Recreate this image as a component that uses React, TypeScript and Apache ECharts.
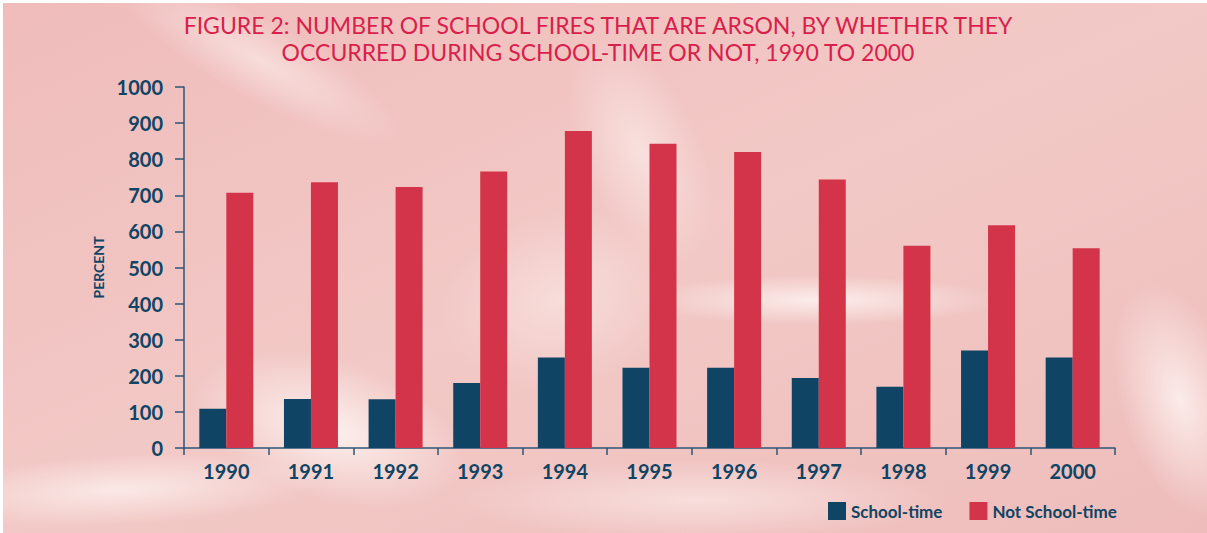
··········
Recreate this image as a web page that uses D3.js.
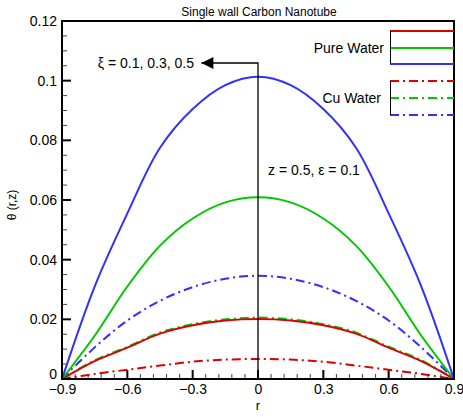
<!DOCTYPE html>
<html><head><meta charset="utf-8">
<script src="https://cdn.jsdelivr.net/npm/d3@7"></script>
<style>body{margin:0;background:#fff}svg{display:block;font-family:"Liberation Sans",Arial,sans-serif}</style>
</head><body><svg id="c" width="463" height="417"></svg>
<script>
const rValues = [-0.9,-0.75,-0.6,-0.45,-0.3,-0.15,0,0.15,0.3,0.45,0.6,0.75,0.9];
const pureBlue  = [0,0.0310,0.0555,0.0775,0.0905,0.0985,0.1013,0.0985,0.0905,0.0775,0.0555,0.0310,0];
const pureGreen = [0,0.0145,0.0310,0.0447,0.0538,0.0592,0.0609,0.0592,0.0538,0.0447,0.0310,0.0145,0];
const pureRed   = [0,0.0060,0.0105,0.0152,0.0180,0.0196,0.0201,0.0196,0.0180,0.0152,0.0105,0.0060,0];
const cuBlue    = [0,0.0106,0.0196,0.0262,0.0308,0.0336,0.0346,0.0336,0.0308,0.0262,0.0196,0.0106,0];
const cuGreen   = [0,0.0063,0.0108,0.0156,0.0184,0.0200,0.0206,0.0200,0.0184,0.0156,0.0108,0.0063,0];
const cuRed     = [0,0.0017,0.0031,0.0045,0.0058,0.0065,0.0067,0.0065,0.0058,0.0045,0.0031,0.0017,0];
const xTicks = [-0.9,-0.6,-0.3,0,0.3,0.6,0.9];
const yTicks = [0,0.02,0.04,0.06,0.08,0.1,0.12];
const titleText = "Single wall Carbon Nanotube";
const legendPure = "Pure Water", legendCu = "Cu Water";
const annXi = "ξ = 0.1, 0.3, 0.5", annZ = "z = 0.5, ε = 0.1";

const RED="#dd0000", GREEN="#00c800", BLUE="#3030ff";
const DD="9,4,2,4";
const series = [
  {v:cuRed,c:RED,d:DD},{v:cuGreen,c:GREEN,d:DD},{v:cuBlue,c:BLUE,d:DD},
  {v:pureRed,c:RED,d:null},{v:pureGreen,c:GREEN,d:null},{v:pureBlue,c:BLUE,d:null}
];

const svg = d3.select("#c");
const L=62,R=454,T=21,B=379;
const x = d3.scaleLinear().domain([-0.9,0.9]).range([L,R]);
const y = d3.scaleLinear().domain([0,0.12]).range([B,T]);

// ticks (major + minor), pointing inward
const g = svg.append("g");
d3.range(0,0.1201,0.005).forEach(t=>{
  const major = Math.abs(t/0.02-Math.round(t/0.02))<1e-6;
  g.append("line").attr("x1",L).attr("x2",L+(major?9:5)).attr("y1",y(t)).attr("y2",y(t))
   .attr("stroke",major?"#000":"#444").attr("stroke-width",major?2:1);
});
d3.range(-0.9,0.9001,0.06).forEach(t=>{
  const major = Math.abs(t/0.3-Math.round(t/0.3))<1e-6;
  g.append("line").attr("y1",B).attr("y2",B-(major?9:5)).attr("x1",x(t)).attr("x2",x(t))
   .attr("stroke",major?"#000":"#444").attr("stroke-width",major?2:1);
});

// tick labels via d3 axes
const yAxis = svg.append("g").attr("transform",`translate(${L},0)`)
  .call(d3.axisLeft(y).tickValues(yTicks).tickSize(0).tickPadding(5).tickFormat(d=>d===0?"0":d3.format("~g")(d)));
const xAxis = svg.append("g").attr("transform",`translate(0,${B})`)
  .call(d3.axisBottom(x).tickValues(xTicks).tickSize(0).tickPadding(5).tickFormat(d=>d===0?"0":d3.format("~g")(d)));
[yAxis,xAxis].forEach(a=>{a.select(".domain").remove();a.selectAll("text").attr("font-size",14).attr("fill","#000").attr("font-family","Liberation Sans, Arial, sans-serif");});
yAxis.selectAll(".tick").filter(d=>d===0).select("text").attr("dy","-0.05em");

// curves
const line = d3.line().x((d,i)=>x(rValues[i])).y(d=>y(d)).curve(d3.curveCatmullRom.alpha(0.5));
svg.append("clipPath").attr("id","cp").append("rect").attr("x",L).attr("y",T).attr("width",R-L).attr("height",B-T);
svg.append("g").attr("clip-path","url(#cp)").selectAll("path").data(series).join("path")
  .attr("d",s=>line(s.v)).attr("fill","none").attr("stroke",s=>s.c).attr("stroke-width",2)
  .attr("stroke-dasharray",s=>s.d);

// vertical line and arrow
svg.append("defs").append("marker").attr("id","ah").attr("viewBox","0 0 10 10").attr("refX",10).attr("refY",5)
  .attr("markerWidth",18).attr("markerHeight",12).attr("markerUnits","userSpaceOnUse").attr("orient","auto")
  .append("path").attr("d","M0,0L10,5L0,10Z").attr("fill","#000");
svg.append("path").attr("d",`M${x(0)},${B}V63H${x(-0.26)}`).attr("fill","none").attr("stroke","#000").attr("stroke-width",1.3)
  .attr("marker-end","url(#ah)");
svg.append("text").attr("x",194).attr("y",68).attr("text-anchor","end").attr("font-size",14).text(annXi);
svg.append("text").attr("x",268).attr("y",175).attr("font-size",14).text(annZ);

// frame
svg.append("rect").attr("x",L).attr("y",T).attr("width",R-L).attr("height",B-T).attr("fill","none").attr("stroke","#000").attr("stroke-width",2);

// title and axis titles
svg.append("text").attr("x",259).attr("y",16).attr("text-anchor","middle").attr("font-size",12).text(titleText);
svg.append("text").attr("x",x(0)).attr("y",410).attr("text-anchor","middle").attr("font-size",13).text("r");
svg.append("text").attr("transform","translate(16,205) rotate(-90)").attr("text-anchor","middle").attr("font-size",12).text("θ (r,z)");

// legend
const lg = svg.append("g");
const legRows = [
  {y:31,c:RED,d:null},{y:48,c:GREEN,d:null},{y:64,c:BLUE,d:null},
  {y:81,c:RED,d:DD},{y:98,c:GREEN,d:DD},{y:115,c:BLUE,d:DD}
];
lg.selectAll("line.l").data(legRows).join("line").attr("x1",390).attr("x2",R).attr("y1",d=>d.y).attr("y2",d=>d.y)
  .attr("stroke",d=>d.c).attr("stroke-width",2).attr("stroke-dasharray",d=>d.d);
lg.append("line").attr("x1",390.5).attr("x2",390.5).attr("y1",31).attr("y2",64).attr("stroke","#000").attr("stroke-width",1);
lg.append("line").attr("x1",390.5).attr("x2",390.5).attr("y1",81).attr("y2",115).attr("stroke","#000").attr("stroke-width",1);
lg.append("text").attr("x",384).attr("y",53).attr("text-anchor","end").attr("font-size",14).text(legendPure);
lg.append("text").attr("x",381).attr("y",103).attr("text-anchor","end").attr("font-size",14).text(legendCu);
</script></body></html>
··········
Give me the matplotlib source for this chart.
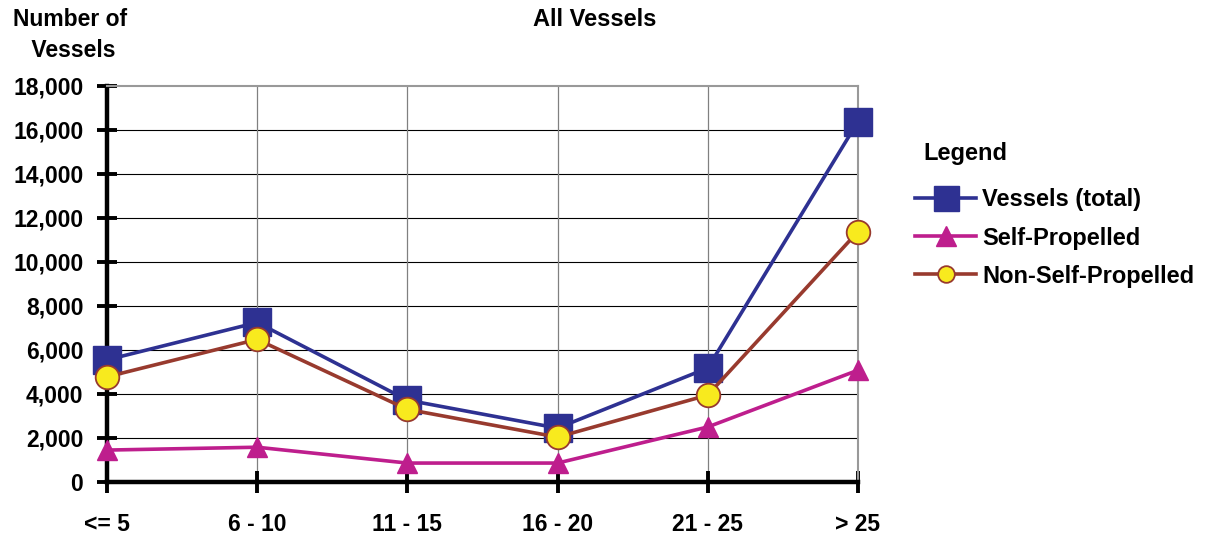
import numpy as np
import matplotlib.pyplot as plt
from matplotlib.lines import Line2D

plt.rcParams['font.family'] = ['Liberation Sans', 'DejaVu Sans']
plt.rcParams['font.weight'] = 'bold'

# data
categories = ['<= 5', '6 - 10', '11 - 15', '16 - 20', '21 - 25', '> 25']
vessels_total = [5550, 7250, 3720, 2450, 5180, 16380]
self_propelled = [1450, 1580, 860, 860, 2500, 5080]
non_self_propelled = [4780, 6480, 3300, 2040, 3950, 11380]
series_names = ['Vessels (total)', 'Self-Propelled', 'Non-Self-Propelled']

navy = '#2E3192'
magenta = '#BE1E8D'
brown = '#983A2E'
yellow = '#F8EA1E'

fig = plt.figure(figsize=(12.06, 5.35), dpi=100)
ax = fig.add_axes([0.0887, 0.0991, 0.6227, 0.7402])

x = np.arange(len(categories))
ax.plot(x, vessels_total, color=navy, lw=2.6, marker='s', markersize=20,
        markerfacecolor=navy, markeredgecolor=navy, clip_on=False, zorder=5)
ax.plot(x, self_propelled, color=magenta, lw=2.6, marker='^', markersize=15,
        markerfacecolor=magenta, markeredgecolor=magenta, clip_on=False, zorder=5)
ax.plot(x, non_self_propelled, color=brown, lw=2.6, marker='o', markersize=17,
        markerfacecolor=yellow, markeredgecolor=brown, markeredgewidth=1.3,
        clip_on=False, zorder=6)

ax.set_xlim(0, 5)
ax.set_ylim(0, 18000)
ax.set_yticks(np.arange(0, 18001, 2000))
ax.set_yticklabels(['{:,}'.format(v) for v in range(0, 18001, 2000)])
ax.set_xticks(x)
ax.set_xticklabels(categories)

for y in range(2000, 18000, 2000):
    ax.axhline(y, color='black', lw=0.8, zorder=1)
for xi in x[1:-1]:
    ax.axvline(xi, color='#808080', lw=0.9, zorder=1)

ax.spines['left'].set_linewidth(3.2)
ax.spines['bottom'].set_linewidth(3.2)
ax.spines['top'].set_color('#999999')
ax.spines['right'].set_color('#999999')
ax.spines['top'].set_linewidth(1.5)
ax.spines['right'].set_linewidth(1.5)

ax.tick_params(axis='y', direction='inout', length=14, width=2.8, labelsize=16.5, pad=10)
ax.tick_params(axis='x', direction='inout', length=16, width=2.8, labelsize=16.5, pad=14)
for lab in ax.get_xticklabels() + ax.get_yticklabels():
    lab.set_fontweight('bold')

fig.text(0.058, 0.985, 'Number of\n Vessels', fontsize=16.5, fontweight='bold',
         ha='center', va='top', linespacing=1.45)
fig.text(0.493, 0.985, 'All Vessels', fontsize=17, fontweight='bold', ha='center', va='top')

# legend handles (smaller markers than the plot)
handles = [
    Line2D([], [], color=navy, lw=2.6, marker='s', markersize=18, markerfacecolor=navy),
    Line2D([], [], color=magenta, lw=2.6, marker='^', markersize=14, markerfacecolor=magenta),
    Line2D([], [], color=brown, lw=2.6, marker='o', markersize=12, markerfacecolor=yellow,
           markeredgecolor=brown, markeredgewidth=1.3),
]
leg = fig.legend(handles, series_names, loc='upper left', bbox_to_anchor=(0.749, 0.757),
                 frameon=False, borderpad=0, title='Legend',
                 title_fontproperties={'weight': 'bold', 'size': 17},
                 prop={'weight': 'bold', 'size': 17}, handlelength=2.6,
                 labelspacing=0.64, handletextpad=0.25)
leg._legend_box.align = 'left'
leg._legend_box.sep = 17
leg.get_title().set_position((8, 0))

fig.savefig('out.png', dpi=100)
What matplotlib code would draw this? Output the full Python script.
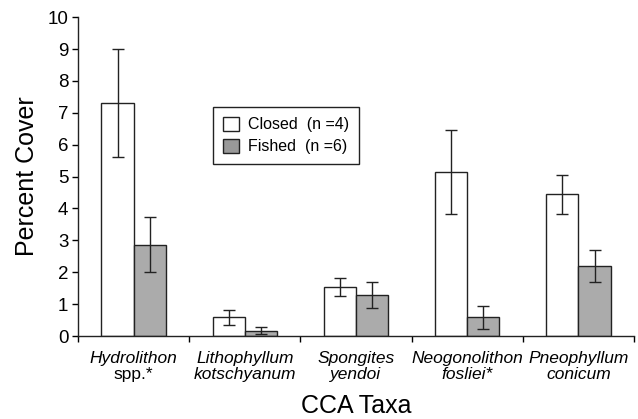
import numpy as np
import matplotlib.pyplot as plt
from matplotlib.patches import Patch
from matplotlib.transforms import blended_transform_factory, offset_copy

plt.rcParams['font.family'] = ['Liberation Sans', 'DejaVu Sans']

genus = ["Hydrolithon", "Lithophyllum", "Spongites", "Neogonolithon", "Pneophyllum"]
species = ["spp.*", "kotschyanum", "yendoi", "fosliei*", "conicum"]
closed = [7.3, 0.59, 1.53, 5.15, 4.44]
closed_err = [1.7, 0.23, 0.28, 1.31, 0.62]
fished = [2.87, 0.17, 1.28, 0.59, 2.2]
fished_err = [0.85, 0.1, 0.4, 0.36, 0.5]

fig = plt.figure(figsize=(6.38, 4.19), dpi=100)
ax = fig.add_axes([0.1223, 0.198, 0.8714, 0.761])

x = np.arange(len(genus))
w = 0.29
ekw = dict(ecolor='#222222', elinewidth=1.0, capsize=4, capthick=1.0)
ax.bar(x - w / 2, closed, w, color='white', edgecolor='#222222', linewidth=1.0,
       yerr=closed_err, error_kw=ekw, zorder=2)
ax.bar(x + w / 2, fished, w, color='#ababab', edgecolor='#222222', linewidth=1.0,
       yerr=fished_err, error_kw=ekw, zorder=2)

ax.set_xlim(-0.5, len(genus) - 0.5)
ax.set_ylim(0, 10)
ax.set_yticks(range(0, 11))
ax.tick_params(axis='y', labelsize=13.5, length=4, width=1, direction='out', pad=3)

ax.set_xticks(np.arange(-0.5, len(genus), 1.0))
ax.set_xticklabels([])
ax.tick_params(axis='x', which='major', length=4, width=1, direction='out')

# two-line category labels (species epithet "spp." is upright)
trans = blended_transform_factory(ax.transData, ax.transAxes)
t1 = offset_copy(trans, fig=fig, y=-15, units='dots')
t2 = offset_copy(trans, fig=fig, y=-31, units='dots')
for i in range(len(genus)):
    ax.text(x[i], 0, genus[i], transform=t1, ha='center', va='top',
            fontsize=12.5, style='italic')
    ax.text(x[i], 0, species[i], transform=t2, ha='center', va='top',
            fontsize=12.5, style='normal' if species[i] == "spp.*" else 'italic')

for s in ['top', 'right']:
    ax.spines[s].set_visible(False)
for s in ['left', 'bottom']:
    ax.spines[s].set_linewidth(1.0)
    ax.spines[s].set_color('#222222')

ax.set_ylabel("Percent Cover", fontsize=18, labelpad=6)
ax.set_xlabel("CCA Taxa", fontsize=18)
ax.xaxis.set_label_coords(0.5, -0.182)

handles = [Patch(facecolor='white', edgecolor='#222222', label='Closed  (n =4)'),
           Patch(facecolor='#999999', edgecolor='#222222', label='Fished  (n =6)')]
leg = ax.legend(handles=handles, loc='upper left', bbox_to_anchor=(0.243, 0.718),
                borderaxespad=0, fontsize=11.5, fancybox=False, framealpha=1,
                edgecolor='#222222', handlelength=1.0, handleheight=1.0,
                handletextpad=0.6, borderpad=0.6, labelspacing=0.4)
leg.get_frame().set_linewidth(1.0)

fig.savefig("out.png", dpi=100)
··········
Above are records with pictures. Reproduce exactly only the lines from the line with "Give me the matplotlib source for this chart." through the line with "ax = fig.add_axes([0.0887, 0.0991, 0.6227, 0.7402])", both ends included, and leave the pictures out.

__Reply to the task__
Give me the matplotlib source for this chart.
import numpy as np
import matplotlib.pyplot as plt
from matplotlib.lines import Line2D

plt.rcParams['font.family'] = ['Liberation Sans', 'DejaVu Sans']
plt.rcParams['font.weight'] = 'bold'

# data
categories = ['<= 5', '6 - 10', '11 - 15', '16 - 20', '21 - 25', '> 25']
vessels_total = [5550, 7250, 3720, 2450, 5180, 16380]
self_propelled = [1450, 1580, 860, 860, 2500, 5080]
non_self_propelled = [4780, 6480, 3300, 2040, 3950, 11380]
series_names = ['Vessels (total)', 'Self-Propelled', 'Non-Self-Propelled']

navy = '#2E3192'
magenta = '#BE1E8D'
brown = '#983A2E'
yellow = '#F8EA1E'

fig = plt.figure(figsize=(12.06, 5.35), dpi=100)
ax = fig.add_axes([0.0887, 0.0991, 0.6227, 0.7402])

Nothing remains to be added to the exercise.